Selain itu, tanda pemulihan yang terjadi pada kuartal II juga terindikasi dari membaiknya daya beli masyarakat. BPS melaporkan tingkat konsumsi rumah tangga sepanjang April hingga Juli berhasil tumbuh 5,93% secara tahunan. Pemulihan ini bahkan menyumbang 84,93% terhadap pertumbuhan PDB bersama dengan pemulihan investasi.
Namun, pernyataan sejumlah pejabat Fed beberapa hari terakhir terkait percepatan tapering off membuat pasar mulai lari ke aset aman dolar AS. Terbaru, Wakil Gubernur Fed mengatakan, bank sentral mempertimbangkan untuk mulai menaikan suku bunga pada awal 2023.
Langkah ini juga akan didahului dengan pengurangan pembelian obligasi AS mulai Oktober mendatang dengan sejumlah pertimbangan.

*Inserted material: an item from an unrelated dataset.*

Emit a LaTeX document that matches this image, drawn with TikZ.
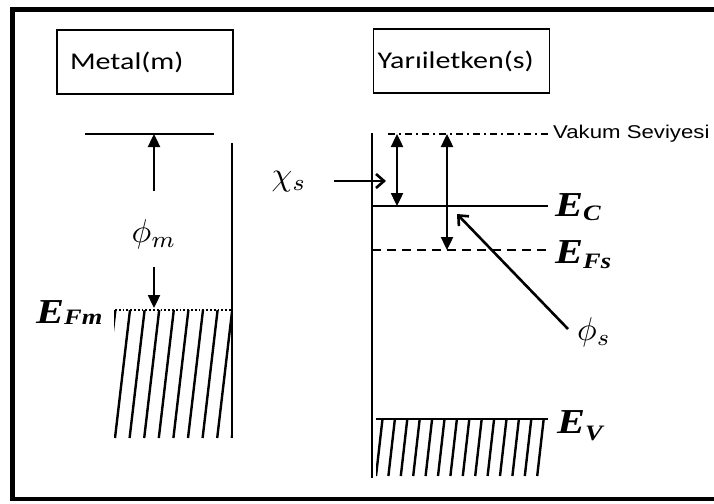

Hal tersebut dikatakan langsung oleh Dewan Gubernur Fed Christopher Waller dalam sebuah webinar awal minggu ini.
"Menurut pendapat saya, itu kemajuan yang substansial dan saya pikir Anda bisa siap untuk melakukan pengumuman pada bulan September,” kata Waller seperti dikutip dari CNBC, Senin, (2/8).

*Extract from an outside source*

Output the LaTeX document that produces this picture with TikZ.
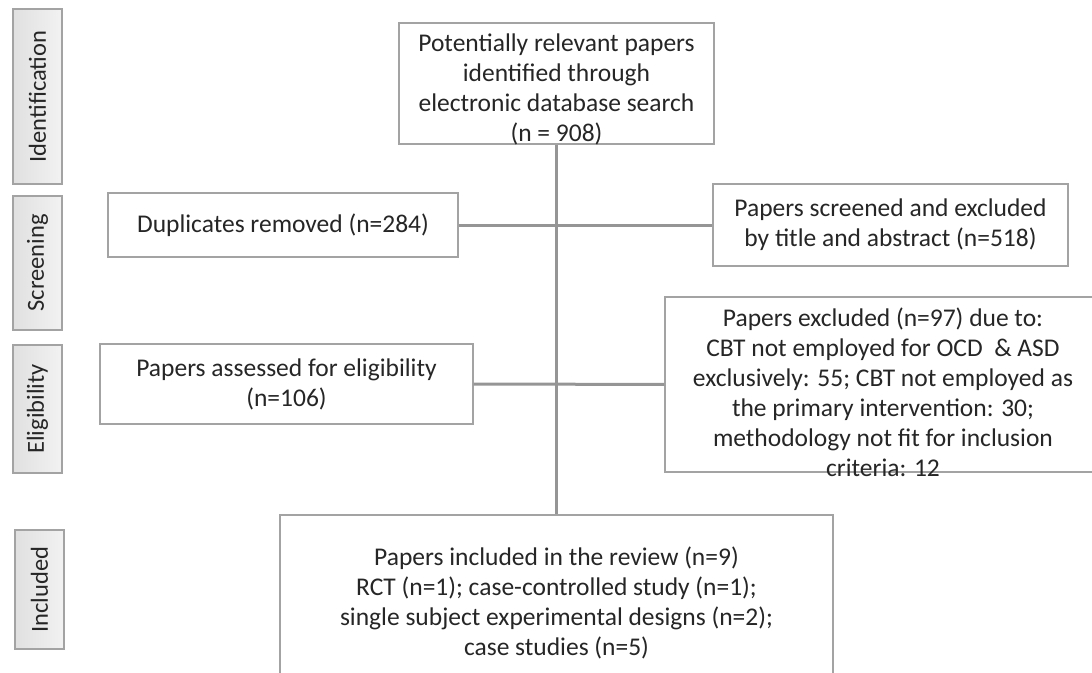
\documentclass[tikz,border=0pt]{standalone}
\usepackage{fontspec}
\setmainfont{Carlito}
\usepackage{tikz}
\usetikzlibrary{positioning}
\definecolor{BoxGrey}{HTML}{A3A3A3}
\definecolor{LineGrey}{HTML}{959595}
\definecolor{TextGrey}{HTML}{262626}
\definecolor{TabLight}{HTML}{F2F2F2}
\definecolor{TabDark}{HTML}{E0E0E0}

\begin{document}
\begin{tikzpicture}[
    x=1pt, y=-1pt,
    box/.style={
      rectangle, draw=BoxGrey, line width=1.2pt, fill=white,
      inner sep=0pt, align=center, text=TextGrey,
      font=\fontsize{25.5}{30}\selectfont
    },
    boxtext/.style={inner sep=0pt, align=center, text=TextGrey,
      font=\fontsize{25.5}{30}\selectfont},
    phase/.style={
      rectangle, draw=BoxGrey, line width=1.2pt,
      left color=TabDark, right color=TabLight,
      rotate=90, minimum height=49pt, inner sep=0pt,
      text=TextGrey, font=\fontsize{24.5}{28}\selectfont
    },
    link/.style={line width=3pt, LineGrey}
  ]
    \useasboundingbox (0,0) rectangle (1092,672);
    \clip (0,0) rectangle (1092,672);

    % phase tabs
    \node[phase, minimum width=175pt] (identification) at (37.5,96.5) {Identification};
    \node[phase, minimum width=134pt] (screening) at (37.5,263) {Screening};
    \node[phase, minimum width=128pt] (eligibility) at (37.5,409) {Eligibility};
    \node[phase, minimum width=119pt] (included) at (39.5,589.5) {Included};

    % flow boxes
    \node[box, minimum width=315pt, minimum height=121pt] (ident) at (556.5,83.5) {};
    \node[boxtext] (ident-txt) at ([yshift=-6pt]ident.center)
      {Potentially relevant papers\\identified through\\electronic database search\\(n = 908)};
    \node[box, minimum width=350pt, minimum height=64pt] (dup) at (283,225)
      {Duplicates removed (n=284)};
    \node[box, minimum width=355pt, minimum height=82pt] (scr) at (890.5,225)
      {Papers screened and excluded\\by title and abstract (n=518)};
    \node[box, minimum width=373pt, minimum height=80pt] (elig) at (286.5,384)
      {Papers assessed for eligibility\\(n=106)};
    \node[box, minimum width=436pt, minimum height=175pt] (excl) at (883,384.5) {};
    \node[boxtext] (excl-txt) at ([yshift=-8pt]excl.center)
      {Papers excluded (n=97) due to:\\CBT not employed for OCD~ \& ASD\\exclusively: 55; CBT not employed as\\the primary intervention: 30;\\methodology not fit for inclusion\\criteria: 12};
    \node[box, minimum width=553pt, minimum height=175pt] (incl) at (556.5,602.5)
      {Papers included in the review (n=9)\\RCT (n=1); case-controlled study (n=1);\\single subject experimental designs (n=2);\\case studies (n=5)};

    \draw[link] (ident) -- (incl);
    \draw[link] (dup) -- (scr);
    \draw[link] (elig) -- (excl);
  \end{tikzpicture}
\end{document}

Waller mengatakan Fed mempertimbangkan untuk mengurangi pembelian US$ 120 miliar obligasi pemerintah setiap tahu, dengan mempertimbangkan kondisi ketenagakerjaan akan pulih bulan ini. Apabila laporan ketenagakerjaan AS periode Agustus dan September berhasil mencatatkan penambahan 800 ribu pekerja baru, maka pemulihan angka pengangguran mulai teratasi. Karena itu, menurutnya bank sentral mempertimbangkan untuk memperketat stimulus moneternya.
Ibrahim memperkirakan rupiah akan dibuka berfluktuatif pada perdagangan pasar spot besok pagi. Namun, kondisinya akan sama ditutup melemah di kisaran Rp 14.290 hingga Rp 14.330 per dolar AS.